Democracy, respect for human rights and freedom were a whole new experience for the Somali Bantus when they settled in the West.
"We were not brave enough to have publicly made our grievances known," said Shariffa Iftin, a community activist.
"This, I think, is because of the stigma attached to our slavery past," she noted. "I myself grew up with this system."
"But living in Europe, I have had an experience I never saw back home in Somalia, where everyone's rights is respected," asserted Iftin.
Revival
It is this newfound freedom that has opened the eyes of many Somali Bantus in the diaspora, who now feel obliged to take up the mantle and liberate the community after centuries of marginalization.
Iftin, Musa and Hassan have for some time now tried to organize a meeting of all Somali Bantus in the diaspora to charter the future of the community.
This culminated in a Somali Bantu conference in Sweden on March 21.
It was the first time that the community met to discuss its political future.
"Our goal is to change the destination of the community," Musa (Hassan) told AA.
"We want to change the current policy of the international community and Somalia government towards the Jareerwayne in all aspects of life – politically, educationally and socially," he said.

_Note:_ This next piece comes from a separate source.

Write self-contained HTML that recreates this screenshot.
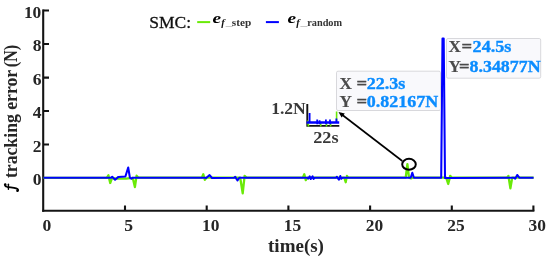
<!DOCTYPE html>
<html><head><meta charset="utf-8">
<style>
html,body{margin:0;padding:0;background:#fff;width:550px;height:257px;overflow:hidden}
svg{display:block;will-change:transform}
text{font-family:"Liberation Serif",serif}
.tk{font-weight:bold;font-size:16px;fill:#262626}
</style></head><body>
<svg width="550" height="257" viewBox="0 0 550 257">
<rect x="0" y="0" width="550" height="257" fill="#fff"/>

<!-- axes -->
<g stroke="#141414" stroke-width="2.1" fill="none">
<path d="M43.2,9.4 V211.8"/>
<path d="M42.2,210.75 H534.4"/>
<!-- y ticks -->
<path d="M43.4,10.5 H49 M43.4,44 H49 M43.4,77.6 H49 M43.4,111 H49 M43.4,144.5 H49 M43.4,178 H49"/>
<!-- x ticks -->
<path d="M125,210.8 V205.5 M206.7,210.8 V205.5 M288.4,210.8 V205.5 M370.1,210.8 V205.5 M451.8,210.8 V205.5 M533.4,210.8 V205.5"/>
</g>

<!-- y tick labels -->
<g class="tk" text-anchor="end">
<text x="41.3" y="17.6" textLength="17.4" lengthAdjust="spacingAndGlyphs">10</text>
<text x="41.6" y="51" textLength="8.8" lengthAdjust="spacingAndGlyphs">8</text>
<text x="41.6" y="84.5" textLength="8.8" lengthAdjust="spacingAndGlyphs">6</text>
<text x="41.6" y="118" textLength="8.8" lengthAdjust="spacingAndGlyphs">4</text>
<text x="41.6" y="151.5" textLength="8.8" lengthAdjust="spacingAndGlyphs">2</text>
<text x="41.6" y="185" textLength="8.8" lengthAdjust="spacingAndGlyphs">0</text>
</g>
<!-- x tick labels -->
<g class="tk" text-anchor="middle">
<text x="46.8" y="230.6" textLength="8.8" lengthAdjust="spacingAndGlyphs">0</text>
<text x="128.6" y="230.6" textLength="8.8" lengthAdjust="spacingAndGlyphs">5</text>
<text x="210.8" y="230.6" textLength="17.4" lengthAdjust="spacingAndGlyphs">10</text>
<text x="292.5" y="230.6" textLength="17.4" lengthAdjust="spacingAndGlyphs">15</text>
<text x="374.4" y="230.6" textLength="17.4" lengthAdjust="spacingAndGlyphs">20</text>
<text x="456" y="230.6" textLength="17.4" lengthAdjust="spacingAndGlyphs">25</text>
<text x="537.3" y="230.6" textLength="17.4" lengthAdjust="spacingAndGlyphs">30</text>
</g>

<!-- axis labels -->
<text x="296" y="251.7" text-anchor="middle" font-weight="bold" font-size="19" fill="#262626">time(s)</text>
<text transform="translate(16.6,0) rotate(-90)" x="-178.1" y="0" font-weight="bold" font-size="19" fill="#262626" textLength="108.3" lengthAdjust="spacingAndGlyphs">tracking error</text>
<text transform="translate(16.6,0) rotate(-90)" x="-67.3" y="0" font-weight="bold" font-size="19" fill="#262626" textLength="22.6" lengthAdjust="spacingAndGlyphs">(N)</text>
<g fill="none" stroke="#000" stroke-linecap="round">
<path d="M5.2,184.6 C4.6,185.6 5.4,186.4 7,186.8 C10,187.4 13.5,187.6 16.2,188.4 C18.4,189.1 18.6,190.3 17.6,190.9" stroke-width="1.7"/>
<path d="M8.4,184.2 L8.4,189.3" stroke-width="1.4"/>
</g>
<circle cx="5.2" cy="184.5" r="1.25" fill="#000"/>
<circle cx="17.4" cy="190.7" r="1.2" fill="#000"/>

<!-- legend -->
<text x="149.3" y="27.5" font-size="17" fill="#111" stroke="#111" stroke-width="0.3" textLength="41.8" lengthAdjust="spacingAndGlyphs">SMC:</text>
<path d="M197.2,22.1 H210.2" stroke="#6aea08" stroke-width="2"/>
<text x="212.6" y="22.8" font-size="15" font-weight="bold" font-style="italic" fill="#000" textLength="8.6" lengthAdjust="spacingAndGlyphs">e</text>
<text x="221.2" y="26.4" font-size="10.5" font-weight="bold" font-style="italic" fill="#111">f</text>
<text x="225.8" y="25.3" font-size="10" fill="#9a9a9a" textLength="6.8" lengthAdjust="spacingAndGlyphs">_</text>
<text x="231.8" y="26.1" font-size="9.6" font-weight="bold" fill="#333" textLength="19.4" lengthAdjust="spacingAndGlyphs">step</text>
<path d="M265.9,22.1 H278.9" stroke="#0000ff" stroke-width="2"/>
<text x="287.6" y="22.8" font-size="15" font-weight="bold" font-style="italic" fill="#000" textLength="8.6" lengthAdjust="spacingAndGlyphs">e</text>
<text x="296.3" y="26.4" font-size="10.5" font-weight="bold" font-style="italic" fill="#111">f</text>
<text x="300.4" y="25.3" font-size="10" fill="#9a9a9a" textLength="6.8" lengthAdjust="spacingAndGlyphs">_</text>
<text x="307.2" y="25.6" font-size="9.6" font-weight="bold" fill="#333" textLength="34.9" lengthAdjust="spacingAndGlyphs">random</text>

<!-- green trace -->
<path transform="translate(0,-0.3)" fill="none" stroke="#6aea08" stroke-width="2.3" stroke-linejoin="round" d="
M43.5,178.2 L106.8,178.2 L108.4,175.6 L110.2,183.3 L112,178.4 L118,179 L126,179 L132.8,178.2 L134.9,187.4 L136.6,176 L138.5,178
L201.8,178 L203.3,174.6 L204.8,180.1 L206.3,178 L240.2,178 L242.7,193.6 L244.6,176.2 L246.5,178
L302.8,178 L304.3,174.6 L305.8,180.4 L307.2,178 L344.3,178 L345.7,182.5 L346.9,176.2 L348.3,178
L405.7,178 L407.4,164.4 L409,178 L411,178.6 L413,178 L446.2,178 L448.2,184.3 L450.2,176.2 L452,178
L507,178 L508.4,176.2 L510.4,188.6 L512.2,178 L533.6,178"/>

<!-- blue trace -->
<path transform="translate(0,-0.3)" fill="none" stroke="#0000ff" stroke-width="2.05" stroke-linejoin="round" d="
M43.5,178 L111,178 L112.2,177 L115.1,180 L118.4,177.2 L125.4,176.8 L128.2,167.8 L129.9,178 L131.4,179 L133,178
L205.2,178 L206.2,178.4 L209.6,175.4 L212,178.3 L234.2,178 L235.2,177.2 L237.5,180.8 L239.3,178
L307.4,178 L308.2,178.9 L309.7,176.7 L310.8,179.3 L312.6,176.7 L313.6,179.3 L314.6,178
L336,178 L336.9,177.1 L338.9,179.9 L340.3,176.3 L341.3,179.1 L342.5,178
L410.7,178 L412.3,173 L413.9,178 L441.2,178 L442.5,38.7 L443.7,38.7 L445,178.3 L447,178.2
L513.8,178 L515.2,179 L517.2,175.3 L519.3,178 L533.6,178"/>

<!-- ellipse + arrow -->
<ellipse cx="409" cy="164.3" rx="6.8" ry="5.45" fill="none" stroke="#000" stroke-width="2"/>
<path d="M402.3,161 L340.5,113.5" stroke="#000" stroke-width="1.6"/>
<path d="M338.5,112 L344.8,113.6 L341.6,117.6 Z" fill="#000"/>

<!-- inset -->
<path d="M307.3,104 V126.6 M306.4,125.9 H339.3" stroke="#141414" stroke-width="1.9" fill="none"/>
<path fill="none" stroke="#6aea08" stroke-width="1.6" d="M307.6,120.5 L308.6,126.5 M320.7,123 L320.7,126.6 M326.5,123 L326.5,126.6 M330.6,123 L330.6,126.6 M336.6,122 L336.6,111.5"/>
<path fill="none" stroke="#0000ff" stroke-width="2.6" d="M306.6,122.5 H339.2"/>
<path fill="none" stroke="#0000ff" stroke-width="1.8" d="M309.6,122.5 V113.1 M317.2,124.2 V119.4 M319.6,124.2 V120.2 M325.9,124.2 V119.6 M330,124.2 V119.6 M336.4,123 V118.6"/>
<text x="271.2" y="113.8" font-weight="bold" font-size="17" fill="#383838" textLength="34.6" lengthAdjust="spacingAndGlyphs">1.2N</text>
<text x="313.2" y="143" font-weight="bold" font-size="17" fill="#383838" textLength="25.4" lengthAdjust="spacingAndGlyphs">22s</text>

<!-- datatip 1 -->
<rect x="336.5" y="71.2" width="104" height="39.3" rx="1.5" fill="#f9f9fc" stroke="#d8d8dc" stroke-width="1"/>
<g font-weight="bold" font-size="16">
<text x="339.5" y="88.6" fill="#4a4a4a" stroke="#4a4a4a" stroke-width="0.15" textLength="12.4" lengthAdjust="spacingAndGlyphs">X</text>
<text x="356.6" y="88.6" fill="#4a4a4a" stroke="#4a4a4a" stroke-width="0.35" textLength="10.6" lengthAdjust="spacingAndGlyphs">=</text>
<text x="366.8" y="88.6" fill="#0a8cff" stroke="#0a8cff" stroke-width="0.35" textLength="38.6" lengthAdjust="spacingAndGlyphs">22.3s</text>
<text x="339.5" y="107.1" fill="#4a4a4a" stroke="#4a4a4a" stroke-width="0.15" textLength="12.4" lengthAdjust="spacingAndGlyphs">Y</text>
<text x="356.6" y="107.1" fill="#4a4a4a" stroke="#4a4a4a" stroke-width="0.35" textLength="10.6" lengthAdjust="spacingAndGlyphs">=</text>
<text x="366.8" y="107.1" fill="#0a8cff" stroke="#0a8cff" stroke-width="0.35" textLength="71.4" lengthAdjust="spacingAndGlyphs">0.82167N</text>
</g>
<!-- datatip 2 -->
<rect x="446.5" y="38.5" width="94.2" height="39.7" rx="1.5" fill="#f9f9fc" stroke="#d8d8dc" stroke-width="1"/>
<g font-weight="bold" font-size="16">
<text x="448.6" y="52.4" fill="#4a4a4a" stroke="#4a4a4a" stroke-width="0.15" textLength="12.4" lengthAdjust="spacingAndGlyphs">X</text>
<text x="461.6" y="52.4" fill="#4a4a4a" stroke="#4a4a4a" stroke-width="0.35" textLength="10.6" lengthAdjust="spacingAndGlyphs">=</text>
<text x="472.6" y="52.4" fill="#0a8cff" stroke="#0a8cff" stroke-width="0.35" textLength="38.8" lengthAdjust="spacingAndGlyphs">24.5s</text>
<text x="448.6" y="72.4" fill="#4a4a4a" stroke="#4a4a4a" stroke-width="0.15" textLength="12.4" lengthAdjust="spacingAndGlyphs">Y</text>
<text x="459.1" y="72.4" fill="#4a4a4a" stroke="#4a4a4a" stroke-width="0.35" textLength="10.6" lengthAdjust="spacingAndGlyphs">=</text>
<text x="469.6" y="72.4" fill="#0a8cff" stroke="#0a8cff" stroke-width="0.35" textLength="71" lengthAdjust="spacingAndGlyphs">8.34877N</text>
</g>
</svg>
</body></html>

Musa said their main agenda in the Gothenburg meeting was to unite the Somali Jareerwayne people in order to "protect the very existence of the Bantu in Somalia and to change the oppression they have experienced for decades."
The organizers believe the first ever political conference by Somali Bantus was a success and marked the beginning of a new chapter in the history of the ethnic minority.
"A new generation has awoken and taken over the community," Iftin told AA.
"We are looking beyond just being maids, masons and cleaners back home," insisted the activist.
"Our children don't have to live the way we lived back in Somalia," said the mother of two daughters. "We want a better Somalia for the next generation of Somali Bantus."
Bantus
Many Bantus in the diaspora, meanwhile, still dream of the day they can go back to their mother country and claim their old properties.
They have pegged all their hopes to the Somali peace process that led to the formation of the transitional federal government in Nairobi, Kenya, in 2004.
A new constitution had meant that power was to be divided among all Somali clans, including the Bantu, by a controversial 4.5 ratio.
"In the parliament of 275 MPs, we only have 11 Somali Bantus," said Musa.
"It means we have no numbers to be heard in parliament and introduce changes in our constitution to improve our lives," he lamented.
"If the 4.5 system is calculated correctly, we have the right to get at least 55 members," insisted the activist.
Hassan, the other activist, said they wanted that changed.
"We want the community to be more involved politically," he told AA. "We are eyeing 2016 elections."
But even before the planned 2016 elections, the community is pressing for the creation of a new federal state within Somalia carved out of the mainly Bantu region of Middle Shabelle and Hiraan.
This was one of the main objectives of the Sweden conference.
"We are about 60 percent in this region," said Hassan. "We are the majority."
"We therefore expect that Mogadishu will this time let us decide our future and have the first Somali Bantu regional president with headquarters," he hoped.
No official from the federal government was willing to confirm whether or not they had received the grievances and recommendations from the Sweden conference.
Bantus leaders, however, remain optimistic about the current government compared to previous regimes.
The campaign championed by the Somali Bantu activists in Europe will eventually affect the lives of thousands of fellow Bantus in the refugee camps in Kenya and in Somalia.
"Somalia is starting to enjoy some peace, thanks to God," said Abdi, the Nairobi-based refugee.
"I will be willing to go back to Somalia and start my business there if my community is more recognized through a free and fair democratic system," he told AA.